• Goal of the exercise: Extract each line of the records below that contains the word "with".

• Material for the task:
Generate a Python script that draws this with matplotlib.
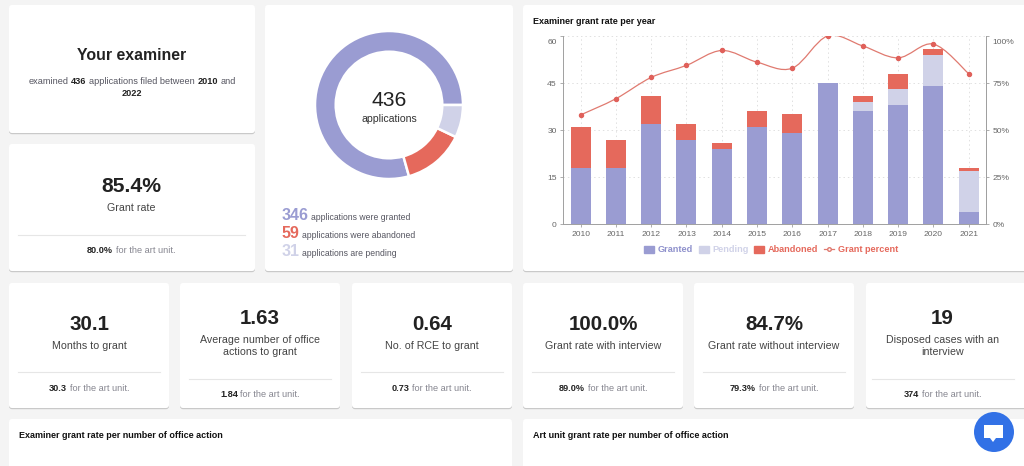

---

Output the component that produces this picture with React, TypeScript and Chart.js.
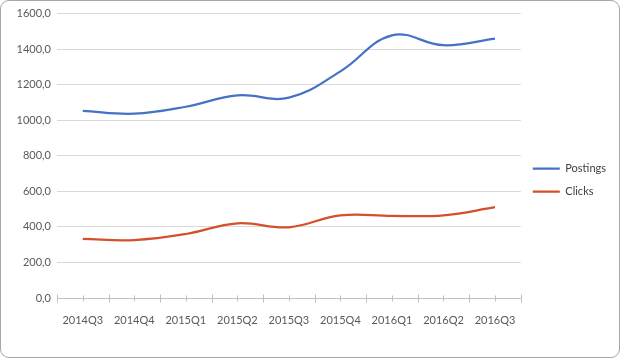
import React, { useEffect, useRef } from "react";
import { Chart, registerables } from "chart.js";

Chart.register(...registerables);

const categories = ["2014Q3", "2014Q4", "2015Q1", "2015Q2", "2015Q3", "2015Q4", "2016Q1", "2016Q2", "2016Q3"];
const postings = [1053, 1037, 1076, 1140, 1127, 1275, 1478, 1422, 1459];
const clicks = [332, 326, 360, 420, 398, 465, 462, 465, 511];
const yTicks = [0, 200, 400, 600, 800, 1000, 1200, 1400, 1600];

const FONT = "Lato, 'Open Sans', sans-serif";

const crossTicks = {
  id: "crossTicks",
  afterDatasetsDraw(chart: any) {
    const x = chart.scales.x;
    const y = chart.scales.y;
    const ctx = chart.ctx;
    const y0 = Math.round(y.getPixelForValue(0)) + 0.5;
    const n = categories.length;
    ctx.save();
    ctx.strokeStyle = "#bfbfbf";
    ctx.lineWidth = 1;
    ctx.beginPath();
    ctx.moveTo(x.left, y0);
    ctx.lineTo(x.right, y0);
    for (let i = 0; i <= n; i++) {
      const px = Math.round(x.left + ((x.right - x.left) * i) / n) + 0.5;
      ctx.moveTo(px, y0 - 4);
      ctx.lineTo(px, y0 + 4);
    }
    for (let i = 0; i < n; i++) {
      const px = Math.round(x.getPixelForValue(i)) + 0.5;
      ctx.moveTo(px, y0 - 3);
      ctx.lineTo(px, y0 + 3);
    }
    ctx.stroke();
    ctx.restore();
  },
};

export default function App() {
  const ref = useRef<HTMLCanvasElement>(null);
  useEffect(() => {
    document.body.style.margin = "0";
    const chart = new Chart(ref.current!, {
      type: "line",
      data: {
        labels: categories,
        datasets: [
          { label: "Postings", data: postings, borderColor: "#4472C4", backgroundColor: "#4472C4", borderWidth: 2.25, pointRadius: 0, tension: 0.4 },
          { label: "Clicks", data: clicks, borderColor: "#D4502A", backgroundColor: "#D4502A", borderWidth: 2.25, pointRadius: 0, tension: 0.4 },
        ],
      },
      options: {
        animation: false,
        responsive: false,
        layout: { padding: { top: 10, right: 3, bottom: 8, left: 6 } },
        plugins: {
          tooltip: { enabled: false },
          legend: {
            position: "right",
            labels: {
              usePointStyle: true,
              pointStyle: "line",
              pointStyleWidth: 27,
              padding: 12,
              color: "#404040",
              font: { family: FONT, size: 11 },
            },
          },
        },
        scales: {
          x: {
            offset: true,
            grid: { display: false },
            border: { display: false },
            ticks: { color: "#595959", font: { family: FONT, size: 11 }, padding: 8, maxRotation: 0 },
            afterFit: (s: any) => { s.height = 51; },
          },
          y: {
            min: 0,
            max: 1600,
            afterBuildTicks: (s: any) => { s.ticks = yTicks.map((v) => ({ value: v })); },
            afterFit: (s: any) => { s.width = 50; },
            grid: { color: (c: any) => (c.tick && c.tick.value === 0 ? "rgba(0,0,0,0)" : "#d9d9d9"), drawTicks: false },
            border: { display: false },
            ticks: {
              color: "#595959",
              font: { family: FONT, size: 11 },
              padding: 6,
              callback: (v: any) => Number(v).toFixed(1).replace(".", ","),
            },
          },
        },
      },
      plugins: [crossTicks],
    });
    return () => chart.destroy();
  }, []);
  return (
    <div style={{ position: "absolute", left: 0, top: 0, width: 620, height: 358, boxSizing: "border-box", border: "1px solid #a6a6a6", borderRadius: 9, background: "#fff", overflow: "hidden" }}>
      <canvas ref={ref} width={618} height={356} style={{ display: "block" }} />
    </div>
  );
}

---

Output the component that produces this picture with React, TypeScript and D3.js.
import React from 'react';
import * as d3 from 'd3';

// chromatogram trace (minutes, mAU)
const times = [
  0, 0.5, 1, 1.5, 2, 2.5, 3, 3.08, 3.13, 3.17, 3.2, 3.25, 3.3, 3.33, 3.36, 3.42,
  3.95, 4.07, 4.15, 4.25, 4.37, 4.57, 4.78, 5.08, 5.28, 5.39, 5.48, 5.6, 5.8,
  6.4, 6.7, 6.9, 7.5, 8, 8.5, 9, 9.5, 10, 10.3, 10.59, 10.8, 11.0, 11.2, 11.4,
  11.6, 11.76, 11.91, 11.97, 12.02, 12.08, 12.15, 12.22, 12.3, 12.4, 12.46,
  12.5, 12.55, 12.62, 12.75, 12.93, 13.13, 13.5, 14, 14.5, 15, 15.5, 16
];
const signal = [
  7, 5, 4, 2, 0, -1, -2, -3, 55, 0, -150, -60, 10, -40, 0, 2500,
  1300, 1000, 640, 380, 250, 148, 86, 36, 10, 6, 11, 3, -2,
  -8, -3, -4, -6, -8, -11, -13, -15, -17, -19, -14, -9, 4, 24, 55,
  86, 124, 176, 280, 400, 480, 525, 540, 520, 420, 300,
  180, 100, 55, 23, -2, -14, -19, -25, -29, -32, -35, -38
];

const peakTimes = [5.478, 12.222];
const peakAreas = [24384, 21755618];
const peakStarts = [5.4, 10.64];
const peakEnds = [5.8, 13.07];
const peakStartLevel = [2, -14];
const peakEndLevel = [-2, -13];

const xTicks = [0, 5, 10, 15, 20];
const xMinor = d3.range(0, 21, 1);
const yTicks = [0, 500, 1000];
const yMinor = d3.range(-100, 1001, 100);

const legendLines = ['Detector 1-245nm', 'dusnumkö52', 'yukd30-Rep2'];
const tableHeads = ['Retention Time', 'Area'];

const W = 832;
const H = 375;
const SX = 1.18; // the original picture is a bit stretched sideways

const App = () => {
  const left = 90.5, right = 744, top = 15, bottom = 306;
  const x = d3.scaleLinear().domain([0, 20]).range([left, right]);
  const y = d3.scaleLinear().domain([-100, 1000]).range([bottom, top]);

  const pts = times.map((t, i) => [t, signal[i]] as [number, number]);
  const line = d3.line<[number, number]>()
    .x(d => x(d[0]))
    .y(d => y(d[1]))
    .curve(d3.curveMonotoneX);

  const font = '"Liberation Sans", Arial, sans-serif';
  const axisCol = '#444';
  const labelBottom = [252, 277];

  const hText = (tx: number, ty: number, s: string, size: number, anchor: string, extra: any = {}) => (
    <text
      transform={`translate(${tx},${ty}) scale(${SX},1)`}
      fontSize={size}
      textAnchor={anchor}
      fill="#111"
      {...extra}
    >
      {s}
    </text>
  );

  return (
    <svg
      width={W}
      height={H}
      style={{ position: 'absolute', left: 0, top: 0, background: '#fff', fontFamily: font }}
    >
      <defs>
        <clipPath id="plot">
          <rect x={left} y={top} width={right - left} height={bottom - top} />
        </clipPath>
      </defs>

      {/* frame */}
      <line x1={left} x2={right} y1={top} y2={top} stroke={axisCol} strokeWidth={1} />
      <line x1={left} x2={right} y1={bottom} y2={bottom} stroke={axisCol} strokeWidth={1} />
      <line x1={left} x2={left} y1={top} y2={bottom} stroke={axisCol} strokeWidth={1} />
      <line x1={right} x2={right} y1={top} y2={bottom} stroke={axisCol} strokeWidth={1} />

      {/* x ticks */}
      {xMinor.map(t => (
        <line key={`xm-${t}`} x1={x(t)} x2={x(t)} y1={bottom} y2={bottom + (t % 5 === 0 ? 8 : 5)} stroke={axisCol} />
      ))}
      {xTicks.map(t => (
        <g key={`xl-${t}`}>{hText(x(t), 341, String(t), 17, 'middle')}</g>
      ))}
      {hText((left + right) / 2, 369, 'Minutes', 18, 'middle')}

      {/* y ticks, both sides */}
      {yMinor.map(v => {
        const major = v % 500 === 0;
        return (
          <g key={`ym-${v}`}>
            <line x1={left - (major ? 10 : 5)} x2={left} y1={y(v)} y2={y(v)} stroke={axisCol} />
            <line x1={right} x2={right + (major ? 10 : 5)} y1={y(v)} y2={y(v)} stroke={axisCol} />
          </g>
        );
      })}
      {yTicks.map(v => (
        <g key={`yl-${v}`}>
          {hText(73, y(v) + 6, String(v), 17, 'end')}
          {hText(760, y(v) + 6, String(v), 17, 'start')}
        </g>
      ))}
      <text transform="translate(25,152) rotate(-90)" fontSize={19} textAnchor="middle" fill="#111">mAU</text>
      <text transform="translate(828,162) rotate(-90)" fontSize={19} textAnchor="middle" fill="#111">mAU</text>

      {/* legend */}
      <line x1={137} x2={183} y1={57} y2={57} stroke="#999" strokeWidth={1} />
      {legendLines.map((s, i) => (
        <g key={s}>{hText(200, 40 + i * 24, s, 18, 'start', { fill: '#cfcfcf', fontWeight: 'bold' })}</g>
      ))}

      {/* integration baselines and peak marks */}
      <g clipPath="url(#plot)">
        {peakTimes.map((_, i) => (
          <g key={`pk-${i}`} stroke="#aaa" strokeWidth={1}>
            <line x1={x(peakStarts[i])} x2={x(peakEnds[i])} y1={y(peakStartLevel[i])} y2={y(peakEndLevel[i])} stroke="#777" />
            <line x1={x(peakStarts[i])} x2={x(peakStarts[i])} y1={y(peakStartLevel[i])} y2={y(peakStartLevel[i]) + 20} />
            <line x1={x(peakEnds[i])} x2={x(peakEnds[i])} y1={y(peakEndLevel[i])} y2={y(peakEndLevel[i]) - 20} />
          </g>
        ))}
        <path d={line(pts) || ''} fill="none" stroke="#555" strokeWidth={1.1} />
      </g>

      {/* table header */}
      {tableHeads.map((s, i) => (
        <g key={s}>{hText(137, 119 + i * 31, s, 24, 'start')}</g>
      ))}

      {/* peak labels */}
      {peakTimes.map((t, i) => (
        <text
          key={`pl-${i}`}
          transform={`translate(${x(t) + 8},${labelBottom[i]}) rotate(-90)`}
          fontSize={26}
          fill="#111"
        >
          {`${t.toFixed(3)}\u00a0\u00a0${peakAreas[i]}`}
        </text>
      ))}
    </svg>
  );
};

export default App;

• In response:
Generate a Python script that draws this with matplotlib.
Output the component that produces this picture with React, TypeScript and Chart.js.
Output the component that produces this picture with React, TypeScript and D3.js.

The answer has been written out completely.